Many of the students in the five schools began two or more years behind grade level. For students who entered behind grade level, we had historically recommended they learn a mix of pre- and on-grade skills over multiple years in order to ensure they would be ready for high school and, ultimately, college.
But that approach was in conflict with PARCC and New Jersey’s accountability system that measured proficiency against each year’s grade level standards. If what matters are the scores on the sixth grade test, taking precious instructional time to detour and fill key foundational gaps from fourth or fifth grade can seem risky—even if doing so is essential for students’ longer term success.
In collaboration with our school and district partners, we began to modify the program in different ways that more heavily prioritized exposure to grade level material. The study includes details of the strategies we implemented to accomplish both these objectives, which varied widely by school and by year. In the end, the CPRE evaluation did not produce any generalizable conclusions about the program, positive or negative. But we learned vital lessons along the way that will inform new efforts to address this tension.
The second study, funded by the Bill & Melinda Gates Foundation and completed by MarGrady Research, differed from the CPRE study in several ways. It focused on all schools implementing the program for three consecutive years (not just those in Elizabeth) and thus provided a broader and more diverse sample size than the CPRE evaluation. It also compared the results to national norms as opposed to a control set of schools and students. This approach provided an efficient way to analyze data from multiple states, though it could only provide correlational (not causal) conclusions.

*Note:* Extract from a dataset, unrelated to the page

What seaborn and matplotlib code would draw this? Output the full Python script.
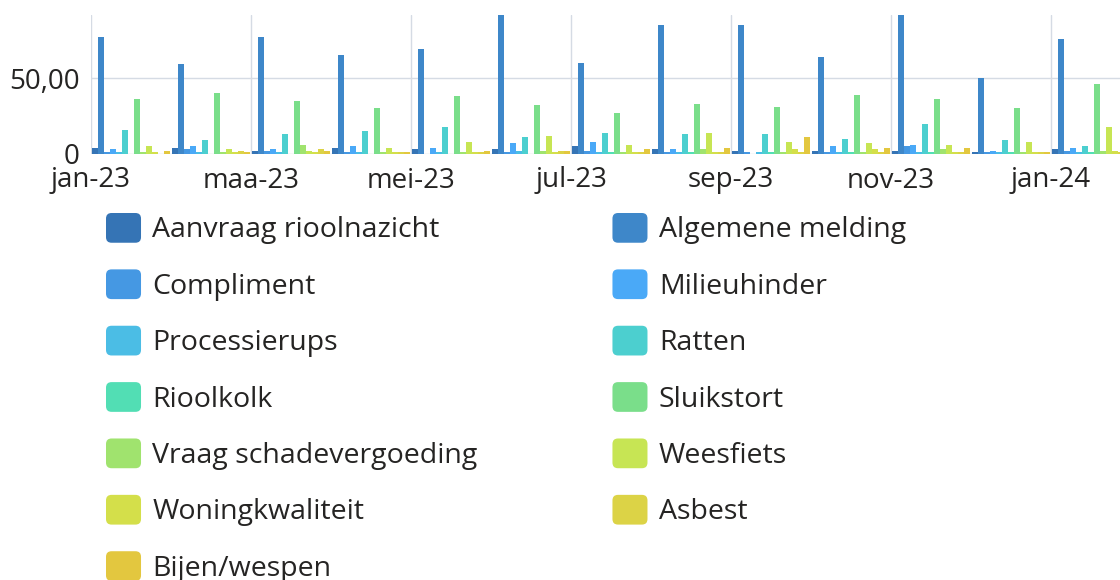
import numpy as np
import pandas as pd
import matplotlib
matplotlib.use("Agg")
import matplotlib.pyplot as plt
from matplotlib.patches import Rectangle, FancyBboxPatch
from matplotlib.legend_handler import HandlerPatch
import seaborn as sns

# Months (Dutch short names) and the series in legend order.
months = ["jan-23", "feb-23", "maa-23", "apr-23", "mei-23", "jun-23", "jul-23",
          "aug-23", "sep-23", "okt-23", "nov-23", "dec-23", "jan-24"]

series = ["Aanvraag rioolnazicht", "Algemene melding", "Compliment", "Milieuhinder",
          "Processierups", "Ratten", "Rioolkolk", "Sluikstort",
          "Vraag schadevergoeding", "Weesfiets", "Woningkwaliteit", "Asbest",
          "Bijen/wespen"]

colors = ["#3574b5", "#3e87c9", "#4598e3", "#4aa9f7", "#4bbde5", "#4ccfcf",
          "#52deb4", "#7ade8a", "#a0e36e", "#c7e554", "#d4df4a", "#dcd346",
          "#e3c73f"]

# Values per series, jan-23 .. jan-24.
aanvraag_rioolnazicht = [4, 4, 2, 4, 3, 3, 5, 3, 2, 2, 2, 1, 3]
algemene_melding = [77, 59, 77, 65, 69, 95, 60, 85, 85, 64, 95, 50, 76]
compliment = [1, 3, 2, 1, 0, 1, 2, 1, 1, 1, 5, 1, 2]
milieuhinder = [3, 5, 3, 5, 4, 7, 8, 3, 0, 5, 6, 2, 4]
processierups = [1, 1, 1, 1, 1, 2, 1, 1, 1, 1, 1, 1, 1]
ratten = [16, 9, 13, 15, 18, 11, 14, 13, 13, 10, 20, 9, 5]
rioolkolk = [0, 0, 0, 0, 0, 0, 1, 1, 1, 1, 1, 1, 1]
sluikstort = [36, 40, 35, 30, 38, 32, 27, 33, 31, 39, 36, 30, 46]
vraag_schadevergoeding = [1, 1, 6, 1, 1, 2, 1, 3, 1, 1, 3, 1, 2]
weesfiets = [5, 3, 2, 4, 8, 12, 6, 14, 8, 7, 6, 8, 18]
woningkwaliteit = [1, 1, 1, 1, 1, 1, 1, 1, 3, 3, 1, 1, 2]
asbest = [0, 2, 3, 1, 1, 2, 1, 1, 1, 1, 1, 1, 1]
bijen_wespen = [2, 1, 2, 1, 2, 2, 3, 4, 11, 4, 4, 1, 1]

values = [aanvraag_rioolnazicht, algemene_melding, compliment, milieuhinder,
          processierups, ratten, rioolkolk, sluikstort, vraag_schadevergoeding,
          weesfiets, woningkwaliteit, asbest, bijen_wespen]

y_ticks = [0, 50]
y_tick_labels = ["0", "50,00"]

# Long-form table for seaborn.
rows = []
for name, vals in zip(series, values):
    for m, v in zip(months, vals):
        rows.append({"maand": m, "categorie": name, "aantal": v})
df = pd.DataFrame(rows)

sns.set_theme(style="white")
plt.rcParams["font.family"] = ["Open Sans", "DejaVu Sans"]
text_color = "#252423"
grid_color = "#d5dbe4"
fs = 20
leg_fs = 20.5

W, H = 1120, 580
fig = plt.figure(figsize=(W / 100, H / 100), dpi=100)
ax = fig.add_axes([91 / W, 1 - 154 / H, (W - 91) / W, (154 - 15) / H])

sns.barplot(data=df, x="maand", y="aantal", hue="categorie", order=months,
            hue_order=series, palette=colors, width=0.975, gap=0,
            saturation=1, linewidth=0, legend=False, ax=ax, zorder=3)

ax.set_xlim(-0.5, -0.5 + (W - 91) / 80)
ax.set_ylim(0, 91.6)

ax.set_xticks([i - 0.5 for i in range(0, len(months), 2)])
ax.set_xticklabels(months[::2])
ax.set_yticks(y_ticks)
ax.set_yticklabels(y_tick_labels)
ax.tick_params(axis="both", length=0, labelsize=fs, colors=text_color)
ax.tick_params(axis="y", pad=8)
ax.tick_params(axis="x", pad=9)
ax.set_xlabel("")
ax.set_ylabel("")
for s in ax.spines.values():
    s.set_visible(False)
ax.grid(True, axis="both", color=grid_color, linewidth=1, zorder=0)
ax.set_axisbelow(True)


class RoundedSwatch(HandlerPatch):
    def create_artists(self, legend, orig_handle, xdescent, ydescent,
                       width, height, fontsize, trans):
        p = FancyBboxPatch((-xdescent, -ydescent), width, height,
                           boxstyle="round,pad=0,rounding_size=4",
                           facecolor=orig_handle.get_facecolor(),
                           edgecolor="none", transform=trans)
        return [p]


# Reorder so a two-column (column-major) legend reads row by row.
order = list(range(0, len(series), 2)) + list(range(1, len(series), 2))
handles = [Rectangle((0, 0), 1, 1, facecolor=colors[i]) for i in order]
labels = [series[i] for i in order]

leg = fig.legend(handles, labels, ncol=2, loc="upper left",
                 bbox_to_anchor=(106 / W, 1 - 213 / H), frameon=False,
                 fontsize=leg_fs, handlelength=1.23, handleheight=1.23,
                 handletextpad=0.4, labelspacing=0.875, columnspacing=4.73,
                 borderpad=0, borderaxespad=0,
                 handler_map={Rectangle: RoundedSwatch()})
for t in leg.get_texts():
    t.set_color(text_color)

fig.savefig("out.png", dpi=100)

Perhaps most importantly, the MarGrady study used results on the MAP to measure learning gains over multiple years. This allowed us to compare the results of schools that committed to a multi-year learning path for students to schools more focused on single year measures.
Overall, the MarGrady evaluation found that consistently enrolled students across all 14 partner middle schools saw 23 percent greater learning gains over three years than students nationally. The study also found that schools with accountability systems focused on student growth (as opposed to the annual grade level proficiency targets we tried to solve for in Elizabeth) grew 53 percent above the national average.
The two studies taken together seem to reinforce an emerging tension in math around grade-level based accountability systems and approaches to instruction that enable more personalized paths to college and career readiness.
Those who focus on standards-based reform and those who focus on personalized learning share the same objective: college and career readiness for all students. At the same time, the reality is that most students are arriving into middle and high school with significant learning gaps that must be filled in order to achieve that objective. Expecting teachers to fill these gaps in a single year while also preparing students for a grade-level state assessment is impractical and can set students even further behind.
In a truly student-centered world, each student would be on an ambitious but achievable path to college and career readiness that’s right for them, and our assessment and accountability system would measure growth against that path. In pursuit of this vision, we all must recognize that the incentives and measurements that undergird today’s policies are all oriented around a single path to success.
We’re grateful for the work of both studies, and more importantly the school leaders and teachers who work tirelessly each day to bring Teach to One to life and help us all to learn these invaluable lessons.